Needless to say, the average website or user has no need to go this far. Biometric authentication is only necessary in cases where extreme security is needed. It wouldn’t make much sense to deploy this kind of thing for a social media site or an entertainment-driven site.

Physical Authentication Devices

In some cases, people choose to go with a more physical solution to the issue of authentication. By issuing all authorized users a card, a special USB stick, or something of that nature, you can cut off many traditional avenues of cyber-attack. Unless someone manages to physically steal the access device, this method is pretty reliable.

The most secure way to do this kind of thing is through the use of one-time password devices. Basically, the password is changed every so often. Because these changes are governed by an algorithm, a computer can still recognize them.

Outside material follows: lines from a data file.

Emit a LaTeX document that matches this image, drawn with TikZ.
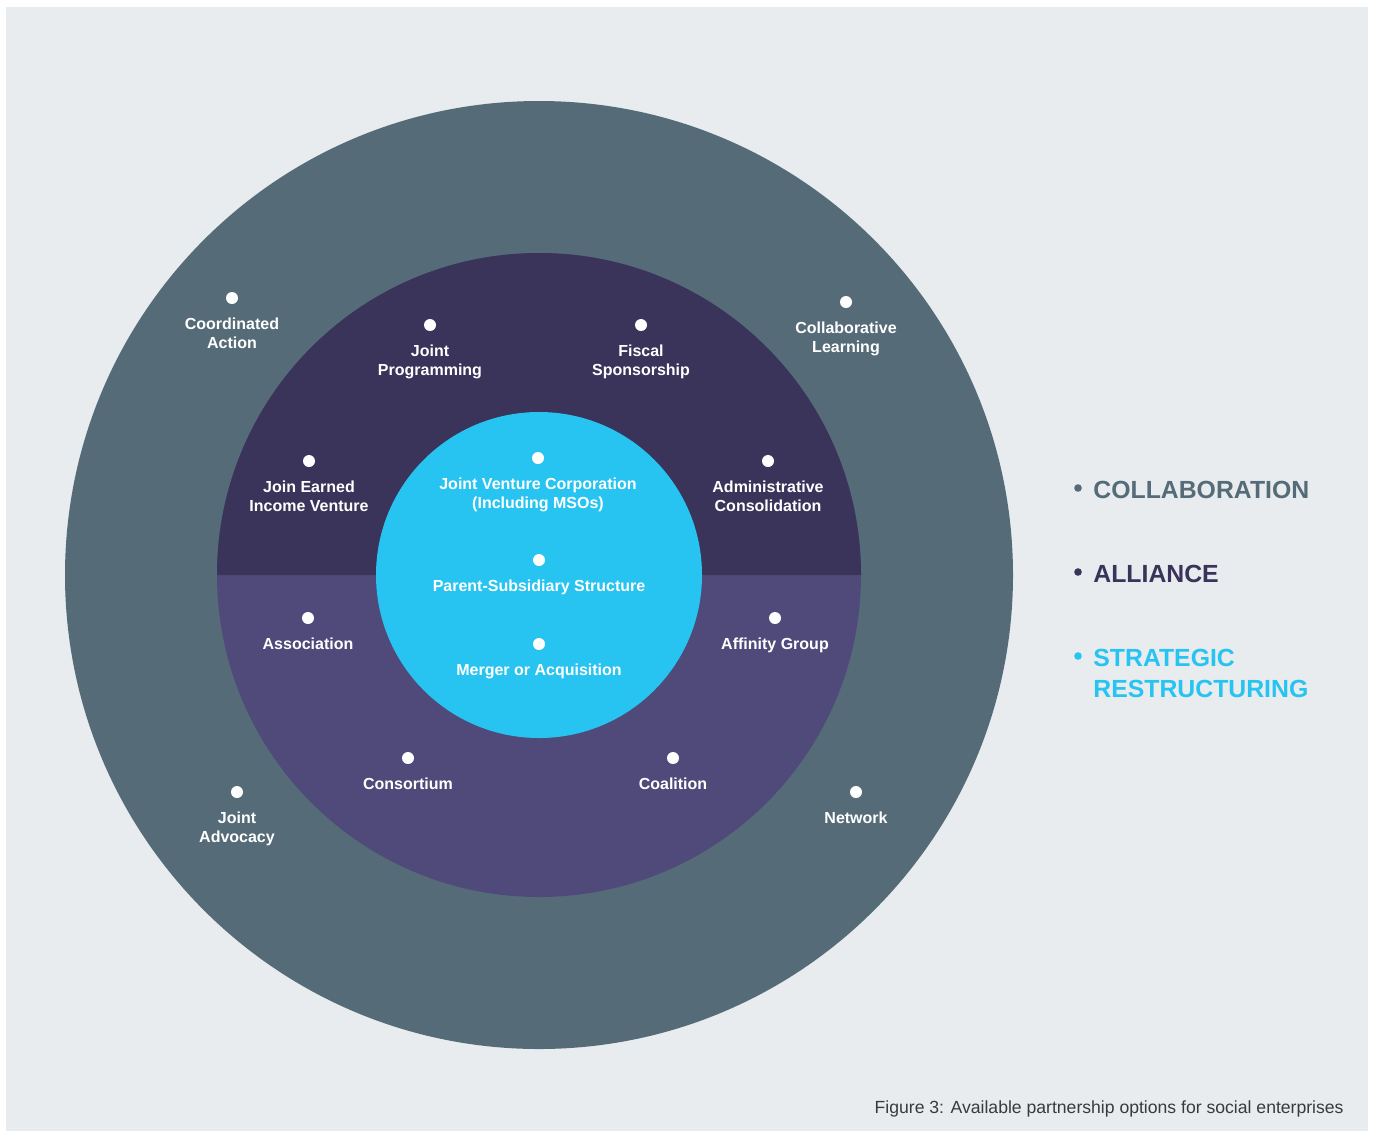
\documentclass[tikz,border=0pt]{standalone}
\usepackage{fontspec}
\setmainfont{Liberation Sans}
\usetikzlibrary{positioning}

\definecolor{bggray}{HTML}{E8ECEF}
\definecolor{collab}{HTML}{556C78}
\definecolor{allydark}{HTML}{3A335A}
\definecolor{allylight}{HTML}{4F4A7A}
\definecolor{strat}{HTML}{27C4F1}
\definecolor{capgray}{HTML}{3A3A3A}

\tikzset{
  pdot/.style={circle,fill=white,inner sep=0pt,minimum size=6pt},
  plabel/.style={text=white,font=\fontsize{8}{9.5}\selectfont\bfseries,align=center,inner sep=0pt},
  legtext/.style={anchor=base west,inner sep=0pt,font=\fontsize{12.4}{15.5}\selectfont\bfseries,align=left},
  legdot/.style={circle,inner sep=0pt,minimum size=3.8pt}
}

\begin{document}
\begin{tikzpicture}[x=0.5pt,y=-0.5pt]
	\useasboundingbox (0,0) rectangle (1375,1131);
	\fill[white] (0,0) rectangle (1375,1131);
	\fill[bggray] (6,7) rectangle (1368,1131);

	% rings
	\fill[collab] (539,575) circle (474);
	\fill[allylight] (539,575) circle (322);
	\fill[allydark] (217,575) arc (180:360:322) -- cycle;
	\fill[strat] (539,575) circle (163);

	% outer ring: collaboration
	\node[pdot] (coord) at (232,298) {};
	\node[plabel,below=6.75pt of coord] {Coordinated\\Action};
	\node[pdot] (clearn) at (846,302) {};
	\node[plabel,below=6.75pt of clearn] {Collaborative\\Learning};
	\node[pdot] (jadv) at (237,792) {};
	\node[plabel,below=6.75pt of jadv] {Joint\\Advocacy};
	\node[pdot] (netw) at (856,792) {};
	\node[plabel,below=6.75pt of netw] {Network};

	% middle ring: alliance
	\node[pdot] (jprog) at (430,325) {};
	\node[plabel,below=6.75pt of jprog] {Joint\\Programming};
	\node[pdot] (fiscal) at (641,325) {};
	\node[plabel,below=6.75pt of fiscal] {Fiscal\\Sponsorship};
	\node[pdot] (jeiv) at (309,461) {};
	\node[plabel,below=6.75pt of jeiv] {Join Earned\\Income Venture};
	\node[pdot] (admin) at (768,461) {};
	\node[plabel,below=6.75pt of admin] {Administrative\\Consolidation};
	\node[pdot] (assoc) at (308,618) {};
	\node[plabel,below=6.75pt of assoc] {Association};
	\node[pdot] (affin) at (775,618) {};
	\node[plabel,below=6.75pt of affin] {Affinity Group};
	\node[pdot] (consort) at (408,758) {};
	\node[plabel,below=6.75pt of consort] {Consortium};
	\node[pdot] (coal) at (673,758) {};
	\node[plabel,below=6.75pt of coal] {Coalition};

	% centre: strategic restructuring
	\node[pdot] (jvc) at (538,458) {};
	\node[plabel,below=6.75pt of jvc] {Joint Venture Corporation\\(Including MSOs)};
	\node[pdot] (parent) at (539,560) {};
	\node[plabel,below=6.75pt of parent] {Parent-Subsidiary Structure};
	\node[pdot] (merger) at (539,644) {};
	\node[plabel,below=6.75pt of merger] {Merger or Acquisition};

	% legend
	\node[legdot,fill=collab] (lcollab) at (1078,488) {};
	\node[legtext,text=collab] at (1093,498) {COLLABORATION};
	\node[legdot,fill=allydark] (lally) at (1078,572) {};
	\node[legtext,text=allydark] at (1093,582) {ALLIANCE};
	\node[legdot,fill=strat] (lstrat) at (1078,656) {};
	\node[legtext,text=strat] at (1093,697) {STRATEGIC\\RESTRUCTURING};

	\node[anchor=base east,inner sep=0pt,text=capgray,font=\fontsize{8.8}{11}\selectfont] (caption) at (1344,1113) {Figure 3: Available partnership options for social enterprises};
\end{tikzpicture}
\end{document}
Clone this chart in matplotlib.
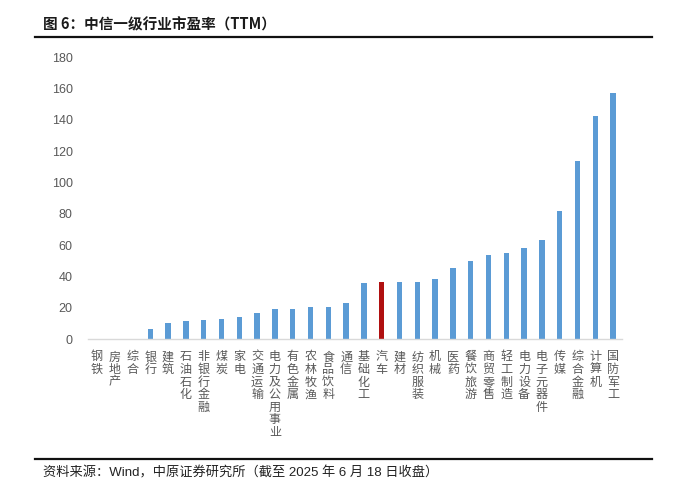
import matplotlib
matplotlib.use("Agg")
import matplotlib.pyplot as plt
from matplotlib.lines import Line2D

plt.rcParams['font.family'] = ['Liberation Sans', 'Noto Sans CJK SC', 'DejaVu Sans']

categories = ["钢铁", "房地产", "综合", "银行", "建筑", "石油石化", "非银行金融", "煤炭", "家电",
              "交通运输", "电力及公用事业", "有色金属", "农林牧渔", "食品饮料", "通信", "基础化工",
              "汽车", "建材", "纺织服装", "机械", "医药", "餐饮旅游", "商贸零售", "轻工制造",
              "电力设备", "电子元器件", "传媒", "综合金融", "计算机", "国防军工"]
values = [0, 0, 0, 6.6, 10.4, 11.7, 12.3, 12.8, 14.3, 17.0, 19.4, 19.4, 20.4, 20.9, 23.2, 35.7,
          36.4, 36.4, 36.8, 38.7, 45.3, 50.0, 53.6, 55.1, 57.9, 63.0, 81.5, 113.8, 142.1, 156.8]
highlight = "汽车"
yticks = [0, 20, 40, 60, 80, 100, 120, 140, 160, 180]

W, H = 700, 501
fig = plt.figure(figsize=(W / 100, H / 100), dpi=100)
ax = fig.add_axes([88 / W, (H - 339.3) / H, (622 - 88) / W, (339.3 - 57) / H])

colors = ["#b01010" if c == highlight else "#5b9bd5" for c in categories]
x = list(range(len(categories)))
ax.bar(x, values, width=0.31, color=colors, zorder=2)
ax.set_xlim(-0.5, len(categories) - 0.5)
ax.set_ylim(0, 180)
ax.set_yticks(yticks)
ax.set_yticklabels([str(v) for v in yticks], fontsize=9, color="#595959")
ax.set_xticks(x)
ax.set_xticklabels(["\n".join(c) for c in categories], fontsize=8.7, color="#595959",
                   family=['Noto Sans CJK SC'], va='top', linespacing=0.96)
ax.tick_params(axis='both', length=0)
ax.tick_params(axis='y', pad=11)
ax.tick_params(axis='x', pad=8)
for s in ["top", "right", "left"]:
    ax.spines[s].set_visible(False)
ax.spines["bottom"].set_color("#d9d9d9")
ax.spines["bottom"].set_linewidth(1.0)

fig.text(43 / W, 1 - 24 / H, "图 6：中信一级行业市盈率（TTM）", fontsize=10.5, fontweight='bold',
         family=['Noto Sans CJK SC'], va='center', ha='left', color="#1a1a1a")
fig.add_artist(Line2D([35 / W, 652 / W], [1 - 37 / H, 1 - 37 / H], color="#111111", lw=1.6,
                      transform=fig.transFigure))
fig.add_artist(Line2D([35 / W, 652 / W], [1 - 459 / H, 1 - 459 / H], color="#111111", lw=1.6,
                      transform=fig.transFigure))
fig.text(43 / W, 1 - 473 / H, "资料来源：Wind，中原证券研究所（截至 2025 年 6 月 18 日收盘）", fontsize=9.5,
         va='center', ha='left', color="#222222")

fig.savefig("out.png", dpi=100, facecolor="white")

Basically, instead of recognizing one particular passphrase, these systems can recognize any password that was created with its algorithm. Although these devices are not perfect, they will definitely create another good barrier against intrusion.

Phone Verification

This one is mentioned last because it honestly isn’t all that effective. Phone verification simply proves that you are in possession of a certain phone. That’s not without value, but there are many ways in which people can get around these steps. For instance, some people will use simulated phones or burner phones to avoid giving up their real location. Although we would encourage you to make use of phone verification, we would not encourage you to rely upon it heavily.

Conclusion

At PCH Technologies, we have the people and the expertise to help you with whatever security authentication methods you might choose. With so much cyber-crime and identity theft in the world today, authentication has become more important than ever. All the trends indicate that this importance will only grow with time. If you are interested in learning more about these and other authentication services, please call (856) 754-7500.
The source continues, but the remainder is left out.